= Required work =
Give an exact copy of every line, leaving images out.

= Supplied data =

[BEGIN]

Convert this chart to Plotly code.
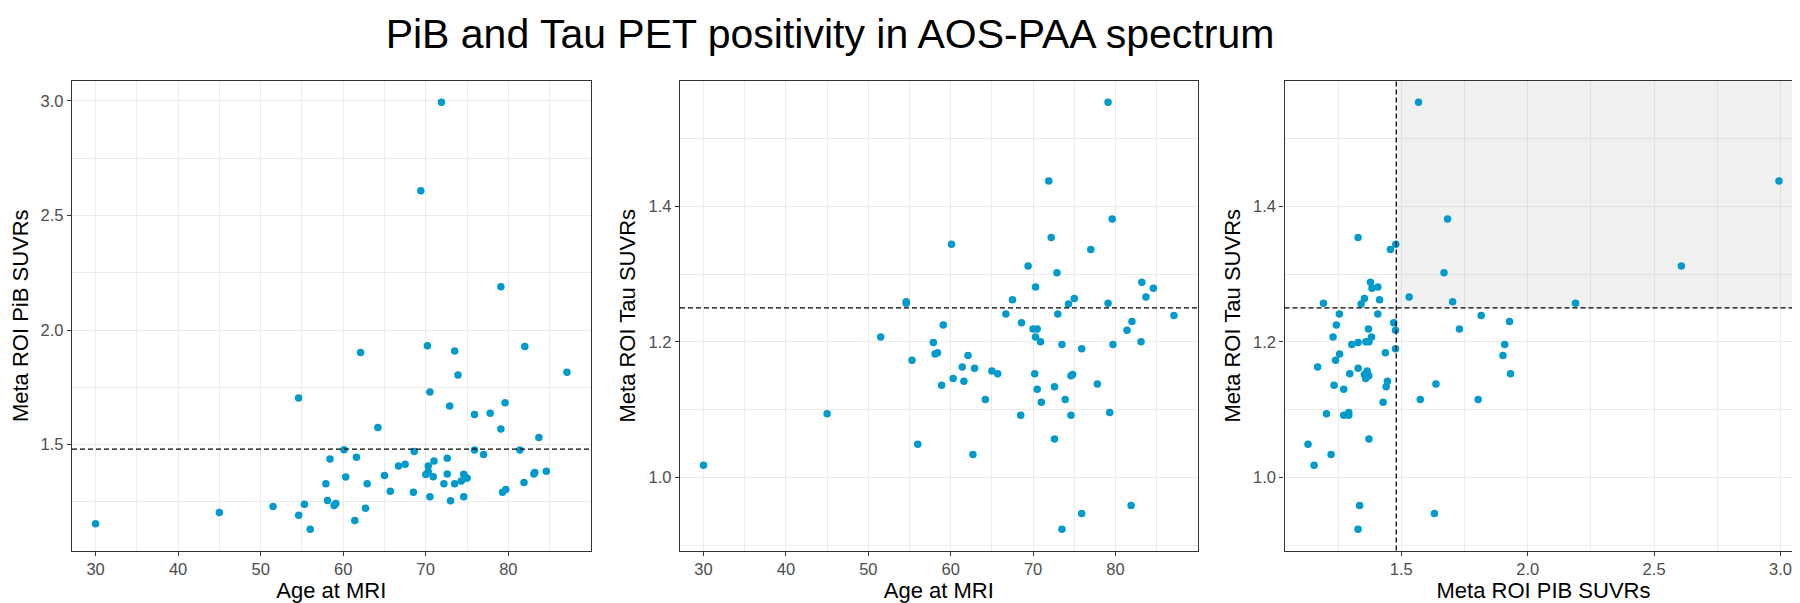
import plotly.graph_objects as go
from plotly.subplots import make_subplots

# one entry per subject: age at MRI, meta ROI PiB SUVR, meta ROI Tau SUVR
age = [30.0, 45.0, 51.5, 54.6, 54.6, 55.3, 56.0, 57.9, 58.1, 58.4,
       58.9, 59.1, 60.1, 60.3, 61.4, 61.6, 62.1, 62.7, 62.9, 64.2,
       65.0, 65.7, 66.7, 67.5, 68.5, 68.6, 69.4, 70.0, 70.2, 70.3,
       70.3, 70.5, 70.5, 70.9, 71.0, 71.9, 72.2, 72.6, 72.6, 72.9,
       73.0, 73.5, 73.5, 73.9, 74.3, 74.6, 74.6, 74.8, 75.0, 75.9,
       75.9, 77.0, 77.8, 79.1, 79.1, 79.3, 79.6, 79.7, 81.4, 81.9,
       82.0, 83.1, 83.2, 83.7, 84.6, 87.1]
pib = [1.155, 1.204, 1.230, 1.703, 1.192, 1.240, 1.131, 1.329, 1.256, 1.437,
       1.234, 1.243, 1.478, 1.359, 1.169, 1.445, 1.902, 1.222, 1.329, 1.575,
       1.365, 1.296, 1.407, 1.414, 1.292, 1.470, 2.608, 1.370, 1.932, 1.382,
       1.407, 1.730, 1.272, 1.360, 1.428, 2.994, 1.329, 1.440, 1.372, 1.669,
       1.255, 1.909, 1.329, 1.804, 1.341, 1.371, 1.272, 1.354, 1.354, 1.631,
       1.477, 1.457, 1.637, 1.568, 2.189, 1.292, 1.683, 1.304, 1.477, 1.335,
       1.928, 1.372, 1.378, 1.531, 1.384, 1.816]
tau = [1.018, 1.094, 1.207, 1.259, 1.257, 1.173, 1.049, 1.199, 1.182, 1.184,
       1.136, 1.225, 1.344, 1.146, 1.163, 1.142, 1.180, 1.034, 1.161, 1.115,
       1.157, 1.153, 1.241, 1.262, 1.092, 1.228, 1.312, 1.219, 1.153, 1.207,
       1.281, 1.219, 1.130, 1.200, 1.111, 1.437, 1.354, 1.134, 1.057, 1.302,
       1.241, 1.196, 0.924, 1.115, 1.256, 1.150, 1.092, 1.152, 1.264, 0.947,
       1.190, 1.336, 1.138, 1.553, 1.257, 1.096, 1.381, 1.196, 1.217, 0.959,
       1.230, 1.200, 1.288, 1.266, 1.279, 1.239]

pib_cut = 1.48
tau_cut = 1.25

FONT = "Liberation Sans, Arial, sans-serif"
POINT = "#009ACD"


def expand(v, mult=0.05):
    # ggplot's default continuous scale expansion
    lo, hi = min(v), max(v)
    pad = (hi - lo) * mult
    return [lo - pad, hi + pad]


age_rng, pib_rng, tau_rng = expand(age), expand(pib), expand(tau)

fig = make_subplots(rows=1, cols=3)

panels = [(age, pib), (age, tau), (pib, tau)]
for i, (xs, ys) in enumerate(panels, start=1):
    fig.add_trace(go.Scatter(x=xs, y=ys, mode="markers",
                             marker=dict(color=POINT, size=7.5, line_width=0),
                             showlegend=False), row=1, col=i)

# shaded double-positive quadrant
fig.add_shape(type="rect", x0=pib_cut, x1=pib_rng[1], y0=tau_cut, y1=tau_rng[1],
              xref="x3", yref="y3", fillcolor="rgba(190,190,190,0.22)",
              line_width=0, layer="between")

dash = dict(color="black", width=1.3, dash="5px,3px")
fig.add_hline(y=pib_cut, line=dash, row=1, col=1)
fig.add_hline(y=tau_cut, line=dash, row=1, col=2)
fig.add_hline(y=tau_cut, line=dash, row=1, col=3)
fig.add_vline(x=pib_cut, line=dash, row=1, col=3)

axis_style = dict(showline=True, mirror=True, linecolor="#333333", linewidth=1.3,
                  ticks="outside", ticklen=4, tickcolor="#333333", tickwidth=1.2,
                  showgrid=True, gridcolor="#EBEBEB", gridwidth=1.3, zeroline=False,
                  tickfont=dict(family=FONT, size=16.5, color="#4D4D4D"),
                  title_font=dict(family=FONT, size=22, color="black"))

def minor(step):
    return dict(dtick=step, tick0=0, showgrid=True, gridcolor="#EBEBEB", gridwidth=0.8)

x_dom = [[64 / 1800, 582.5 / 1800], [672 / 1800, 1189.5 / 1800], [1276.5 / 1800, 1794.5 / 1800]]
y_dom = [1 - 542.5 / 603, 1 - 73 / 603]

fig.update_layout(
    xaxis=dict(axis_style, domain=x_dom[0], range=age_rng, dtick=10, tick0=0, minor=minor(5),
               title=dict(text="Age at MRI", standoff=5)),
    yaxis=dict(axis_style, domain=y_dom, range=pib_rng, dtick=0.5, tick0=0, tickformat=".1f",
               minor=minor(0.25), title=dict(text="Meta ROI PiB SUVRs", standoff=6)),
    xaxis2=dict(axis_style, domain=x_dom[1], range=age_rng, dtick=10, tick0=0, minor=minor(5),
                title=dict(text="Age at MRI", standoff=5)),
    yaxis2=dict(axis_style, domain=y_dom, range=tau_rng, dtick=0.2, tick0=0, tickformat=".1f",
                minor=minor(0.1), title=dict(text="Meta ROI Tau SUVRs", standoff=6)),
    xaxis3=dict(axis_style, domain=x_dom[2], range=pib_rng, dtick=0.5, tick0=0, tickformat=".1f",
                minor=minor(0.25), title=dict(text="Meta ROI PIB SUVRs", standoff=5)),
    yaxis3=dict(axis_style, domain=y_dom, range=tau_rng, dtick=0.2, tick0=0, tickformat=".1f",
                minor=minor(0.1), title=dict(text="Meta ROI Tau SUVRs", standoff=6)),
)

fig.update_layout(
    width=1800, height=603,
    margin=dict(l=0, r=0, t=0, b=0),
    paper_bgcolor="white", plot_bgcolor="white",
    font=dict(family=FONT),
    title=dict(text="PiB and Tau PET positivity in AOS-PAA spectrum",
               x=822 / 1800, xanchor="center", y=1 - 26 / 603, yanchor="middle",
               font=dict(family=FONT, size=41, color="black")),
)

fig.write_html("out.html")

[END]

= Exercise output =
Convert this chart to Plotly code.
import plotly.graph_objects as go
from plotly.subplots import make_subplots

# one entry per subject: age at MRI, meta ROI PiB SUVR, meta ROI Tau SUVR
age = [30.0, 45.0, 51.5, 54.6, 54.6, 55.3, 56.0, 57.9, 58.1, 58.4,
       58.9, 59.1, 60.1, 60.3, 61.4, 61.6, 62.1, 62.7, 62.9, 64.2,
       65.0, 65.7, 66.7, 67.5, 68.5, 68.6, 69.4, 70.0, 70.2, 70.3,
       70.3, 70.5, 70.5, 70.9, 71.0, 71.9, 72.2, 72.6, 72.6, 72.9,
       73.0, 73.5, 73.5, 73.9, 74.3, 74.6, 74.6, 74.8, 75.0, 75.9,
       75.9, 77.0, 77.8, 79.1, 79.1, 79.3, 79.6, 79.7, 81.4, 81.9,
       82.0, 83.1, 83.2, 83.7, 84.6, 87.1]
pib = [1.155, 1.204, 1.230, 1.703, 1.192, 1.240, 1.131, 1.329, 1.256, 1.437,
       1.234, 1.243, 1.478, 1.359, 1.169, 1.445, 1.902, 1.222, 1.329, 1.575,
       1.365, 1.296, 1.407, 1.414, 1.292, 1.470, 2.608, 1.370, 1.932, 1.382,
       1.407, 1.730, 1.272, 1.360, 1.428, 2.994, 1.329, 1.440, 1.372, 1.669,
       1.255, 1.909, 1.329, 1.804, 1.341, 1.371, 1.272, 1.354, 1.354, 1.631,
       1.477, 1.457, 1.637, 1.568, 2.189, 1.292, 1.683, 1.304, 1.477, 1.335,
       1.928, 1.372, 1.378, 1.531, 1.384, 1.816]
tau = [1.018, 1.094, 1.207, 1.259, 1.257, 1.173, 1.049, 1.199, 1.182, 1.184,
       1.136, 1.225, 1.344, 1.146, 1.163, 1.142, 1.180, 1.034, 1.161, 1.115,
       1.157, 1.153, 1.241, 1.262, 1.092, 1.228, 1.312, 1.219, 1.153, 1.207,
       1.281, 1.219, 1.130, 1.200, 1.111, 1.437, 1.354, 1.134, 1.057, 1.302,
       1.241, 1.196, 0.924, 1.115, 1.256, 1.150, 1.092, 1.152, 1.264, 0.947,
       1.190, 1.336, 1.138, 1.553, 1.257, 1.096, 1.381, 1.196, 1.217, 0.959,
       1.230, 1.200, 1.288, 1.266, 1.279, 1.239]

pib_cut = 1.48
tau_cut = 1.25

FONT = "Liberation Sans, Arial, sans-serif"
POINT = "#009ACD"


def expand(v, mult=0.05):
    # ggplot's default continuous scale expansion
    lo, hi = min(v), max(v)
    pad = (hi - lo) * mult
    return [lo - pad, hi + pad]


age_rng, pib_rng, tau_rng = expand(age), expand(pib), expand(tau)

fig = make_subplots(rows=1, cols=3)

panels = [(age, pib), (age, tau), (pib, tau)]
for i, (xs, ys) in enumerate(panels, start=1):
    fig.add_trace(go.Scatter(x=xs, y=ys, mode="markers",
                             marker=dict(color=POINT, size=7.5, line_width=0),
                             showlegend=False), row=1, col=i)

# shaded double-positive quadrant
fig.add_shape(type="rect", x0=pib_cut, x1=pib_rng[1], y0=tau_cut, y1=tau_rng[1],
              xref="x3", yref="y3", fillcolor="rgba(190,190,190,0.22)",
              line_width=0, layer="between")

dash = dict(color="black", width=1.3, dash="5px,3px")
fig.add_hline(y=pib_cut, line=dash, row=1, col=1)
fig.add_hline(y=tau_cut, line=dash, row=1, col=2)
fig.add_hline(y=tau_cut, line=dash, row=1, col=3)
fig.add_vline(x=pib_cut, line=dash, row=1, col=3)

axis_style = dict(showline=True, mirror=True, linecolor="#333333", linewidth=1.3,
                  ticks="outside", ticklen=4, tickcolor="#333333", tickwidth=1.2,
                  showgrid=True, gridcolor="#EBEBEB", gridwidth=1.3, zeroline=False,
                  tickfont=dict(family=FONT, size=16.5, color="#4D4D4D"),
                  title_font=dict(family=FONT, size=22, color="black"))

def minor(step):
    return dict(dtick=step, tick0=0, showgrid=True, gridcolor="#EBEBEB", gridwidth=0.8)

x_dom = [[64 / 1800, 582.5 / 1800], [672 / 1800, 1189.5 / 1800], [1276.5 / 1800, 1794.5 / 1800]]
y_dom = [1 - 542.5 / 603, 1 - 73 / 603]

fig.update_layout(
    xaxis=dict(axis_style, domain=x_dom[0], range=age_rng, dtick=10, tick0=0, minor=minor(5),
               title=dict(text="Age at MRI", standoff=5)),
    yaxis=dict(axis_style, domain=y_dom, range=pib_rng, dtick=0.5, tick0=0, tickformat=".1f",
               minor=minor(0.25), title=dict(text="Meta ROI PiB SUVRs", standoff=6)),
    xaxis2=dict(axis_style, domain=x_dom[1], range=age_rng, dtick=10, tick0=0, minor=minor(5),
                title=dict(text="Age at MRI", standoff=5)),
    yaxis2=dict(axis_style, domain=y_dom, range=tau_rng, dtick=0.2, tick0=0, tickformat=".1f",
                minor=minor(0.1), title=dict(text="Meta ROI Tau SUVRs", standoff=6)),
    xaxis3=dict(axis_style, domain=x_dom[2], range=pib_rng, dtick=0.5, tick0=0, tickformat=".1f",
                minor=minor(0.25), title=dict(text="Meta ROI PIB SUVRs", standoff=5)),
    yaxis3=dict(axis_style, domain=y_dom, range=tau_rng, dtick=0.2, tick0=0, tickformat=".1f",
                minor=minor(0.1), title=dict(text="Meta ROI Tau SUVRs", standoff=6)),
)

fig.update_layout(
    width=1800, height=603,
    margin=dict(l=0, r=0, t=0, b=0),
    paper_bgcolor="white", plot_bgcolor="white",
    font=dict(family=FONT),
    title=dict(text="PiB and Tau PET positivity in AOS-PAA spectrum",
               x=822 / 1800, xanchor="center", y=1 - 26 / 603, yanchor="middle",
               font=dict(family=FONT, size=41, color="black")),
)

fig.write_html("out.html")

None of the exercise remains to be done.